1. Introduction

1.1 Background

National Accounts and Economic Statistics (NAES) Group within Office for National Statistics (ONS) collects data from the Department for Business, Energy and Industrial Strategy (BEIS) on activities for the manufacture of coke and refined petroleum products. These data form one source in the calculation of short-term economic output indicators, namely gross domestic product (GDP(O)) and Index of Production (IoP) for the UK.

This report outlines the process data take from initial collection through to the output of the release. It identifies potential risks in data quality and accuracy as well as details of how those risks are mitigated.

This report forms the latest in a series of quality assurance of administrative data (QAAD) reports produced by NAES to investigate the administrative data sources we use in the production of short-term economic output indicators as set out by the UK Statistics Authority. As such, this report specifically focuses on our administrative data use for the mineral oil refining industry (Standard Industrial Classification (SIC) 19.2) and does not cover SIC 19.1 – coke oven production and 19.3 – other treatment of petroleum products as the data collected for these industries has more in common with data collected in the coal industry and so will be included in the review of coal.

Separate industries where we utilise administrative data will be considered in other QAAD reports in the series.

Further information relating to quality and methodology for the short-term economic output indicators can be found in our Gross domestic product, preliminary estimate report and our UK Index of Production QMI.

1.2 Standard Industrial Classification (SIC) overview

The activities of manufacture of coke and refined petroleum products cover all activities under UK Standard Industrial Classification: SIC 2007 division 19.

Based on the UK Standard Industrial Classification: 2007 the industry is classified to three groups:

  • 19.1 – Coke oven production
  • 19.2 – Mineral oil refining
  • 19.3 – Other treatment of petroleum products

According to the Inter-Departmental Business Register (IDBR) there were 110 enterprises classified under division 19.2 in March 2016. This is a decrease of approximately 10 enterprises (negative 8.3%) from the previous year (March 2015).

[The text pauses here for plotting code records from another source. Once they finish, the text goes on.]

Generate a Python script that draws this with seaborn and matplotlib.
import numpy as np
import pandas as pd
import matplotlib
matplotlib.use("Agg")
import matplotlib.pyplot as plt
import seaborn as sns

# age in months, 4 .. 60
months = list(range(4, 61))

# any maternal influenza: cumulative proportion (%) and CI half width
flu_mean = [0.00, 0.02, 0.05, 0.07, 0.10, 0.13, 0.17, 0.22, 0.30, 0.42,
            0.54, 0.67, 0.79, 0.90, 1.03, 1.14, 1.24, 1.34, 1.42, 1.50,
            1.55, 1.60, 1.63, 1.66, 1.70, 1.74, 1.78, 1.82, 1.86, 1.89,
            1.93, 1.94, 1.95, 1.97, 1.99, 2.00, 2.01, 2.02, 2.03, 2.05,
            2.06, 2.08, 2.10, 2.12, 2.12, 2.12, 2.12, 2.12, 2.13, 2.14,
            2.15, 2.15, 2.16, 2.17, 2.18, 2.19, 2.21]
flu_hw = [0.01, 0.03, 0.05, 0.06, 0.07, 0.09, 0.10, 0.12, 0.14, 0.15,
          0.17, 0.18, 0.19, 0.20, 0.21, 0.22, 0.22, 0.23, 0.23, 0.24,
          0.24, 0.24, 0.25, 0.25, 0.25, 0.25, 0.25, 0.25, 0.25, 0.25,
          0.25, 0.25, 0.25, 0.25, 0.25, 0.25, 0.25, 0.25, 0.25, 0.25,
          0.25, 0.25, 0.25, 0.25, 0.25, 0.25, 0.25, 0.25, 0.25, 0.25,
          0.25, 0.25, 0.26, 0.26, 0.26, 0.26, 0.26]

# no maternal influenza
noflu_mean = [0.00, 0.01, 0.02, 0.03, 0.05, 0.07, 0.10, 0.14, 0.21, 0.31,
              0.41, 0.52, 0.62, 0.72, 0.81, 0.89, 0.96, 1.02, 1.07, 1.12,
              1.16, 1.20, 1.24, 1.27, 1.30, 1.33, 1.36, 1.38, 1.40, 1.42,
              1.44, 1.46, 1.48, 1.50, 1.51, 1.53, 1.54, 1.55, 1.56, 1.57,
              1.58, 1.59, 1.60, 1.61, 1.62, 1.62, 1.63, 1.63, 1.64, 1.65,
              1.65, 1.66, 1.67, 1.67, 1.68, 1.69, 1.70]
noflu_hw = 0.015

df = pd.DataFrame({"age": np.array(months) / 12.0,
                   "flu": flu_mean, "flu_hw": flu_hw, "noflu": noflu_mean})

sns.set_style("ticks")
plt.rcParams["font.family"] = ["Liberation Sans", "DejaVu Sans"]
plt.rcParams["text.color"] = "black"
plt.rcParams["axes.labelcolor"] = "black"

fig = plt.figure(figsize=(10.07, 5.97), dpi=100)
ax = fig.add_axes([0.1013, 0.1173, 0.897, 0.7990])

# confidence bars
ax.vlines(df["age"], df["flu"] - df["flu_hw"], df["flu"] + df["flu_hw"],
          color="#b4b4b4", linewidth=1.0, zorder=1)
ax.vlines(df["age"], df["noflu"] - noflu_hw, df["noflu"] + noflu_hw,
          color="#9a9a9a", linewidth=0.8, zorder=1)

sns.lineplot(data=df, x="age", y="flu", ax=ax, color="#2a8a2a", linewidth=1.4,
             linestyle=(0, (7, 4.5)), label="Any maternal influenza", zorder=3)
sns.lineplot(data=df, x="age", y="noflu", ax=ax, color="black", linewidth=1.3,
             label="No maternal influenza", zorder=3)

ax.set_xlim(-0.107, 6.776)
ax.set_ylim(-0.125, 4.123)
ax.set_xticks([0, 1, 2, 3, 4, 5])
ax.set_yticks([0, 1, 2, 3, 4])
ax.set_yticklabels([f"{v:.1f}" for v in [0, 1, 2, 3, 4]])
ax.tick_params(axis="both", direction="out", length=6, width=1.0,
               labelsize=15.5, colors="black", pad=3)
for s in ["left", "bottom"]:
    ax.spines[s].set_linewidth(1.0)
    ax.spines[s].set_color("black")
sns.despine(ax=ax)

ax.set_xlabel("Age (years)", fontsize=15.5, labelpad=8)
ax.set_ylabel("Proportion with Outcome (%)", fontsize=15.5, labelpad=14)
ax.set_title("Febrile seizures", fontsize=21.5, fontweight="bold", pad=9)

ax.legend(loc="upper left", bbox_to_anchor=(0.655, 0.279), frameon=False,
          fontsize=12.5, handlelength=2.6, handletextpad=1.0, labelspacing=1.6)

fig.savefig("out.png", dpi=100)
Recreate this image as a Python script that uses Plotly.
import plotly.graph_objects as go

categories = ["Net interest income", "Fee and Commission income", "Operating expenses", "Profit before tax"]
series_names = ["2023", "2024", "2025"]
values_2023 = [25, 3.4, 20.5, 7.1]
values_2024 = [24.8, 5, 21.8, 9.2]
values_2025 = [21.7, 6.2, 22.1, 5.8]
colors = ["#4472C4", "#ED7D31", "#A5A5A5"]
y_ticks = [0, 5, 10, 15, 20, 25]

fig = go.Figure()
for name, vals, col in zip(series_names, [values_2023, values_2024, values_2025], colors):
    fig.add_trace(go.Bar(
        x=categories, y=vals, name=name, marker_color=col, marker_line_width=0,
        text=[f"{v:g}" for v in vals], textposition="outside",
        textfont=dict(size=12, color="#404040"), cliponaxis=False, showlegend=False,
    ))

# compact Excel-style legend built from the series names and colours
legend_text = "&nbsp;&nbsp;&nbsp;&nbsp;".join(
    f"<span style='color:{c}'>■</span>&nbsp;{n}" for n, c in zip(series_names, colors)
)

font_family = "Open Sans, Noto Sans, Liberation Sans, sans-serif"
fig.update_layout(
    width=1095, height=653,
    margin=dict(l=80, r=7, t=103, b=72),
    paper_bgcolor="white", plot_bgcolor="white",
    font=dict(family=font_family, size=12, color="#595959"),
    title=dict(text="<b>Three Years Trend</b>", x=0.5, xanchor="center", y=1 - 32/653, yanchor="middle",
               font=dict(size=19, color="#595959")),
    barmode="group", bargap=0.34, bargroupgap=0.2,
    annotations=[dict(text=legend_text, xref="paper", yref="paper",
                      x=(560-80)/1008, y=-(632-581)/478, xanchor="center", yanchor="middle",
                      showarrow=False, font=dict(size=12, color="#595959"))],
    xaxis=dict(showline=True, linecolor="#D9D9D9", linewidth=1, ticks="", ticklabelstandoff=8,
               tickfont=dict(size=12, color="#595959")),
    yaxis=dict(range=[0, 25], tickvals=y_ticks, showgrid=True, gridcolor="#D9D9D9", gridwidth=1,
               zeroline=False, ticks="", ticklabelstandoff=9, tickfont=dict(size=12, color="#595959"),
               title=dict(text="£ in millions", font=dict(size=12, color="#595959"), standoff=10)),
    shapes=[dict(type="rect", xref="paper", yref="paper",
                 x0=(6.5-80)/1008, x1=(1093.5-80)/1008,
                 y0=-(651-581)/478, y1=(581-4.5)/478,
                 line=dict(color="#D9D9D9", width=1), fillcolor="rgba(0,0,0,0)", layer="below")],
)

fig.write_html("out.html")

Within industry 19.2, there were 45 enterprises with fewer than five employees (41% of the division), compared with 35 enterprises with 20 or more employees (32% of the division).

Of the 110 enterprises in division 19.2, the annual turnover of 40 (36%) enterprises was below £250,000. For the majority of enterprises within division 19, there were 60 (55%) enterprises with registered turnover below £1 million, with 40 enterprises in total having registered turnover of over £50 million.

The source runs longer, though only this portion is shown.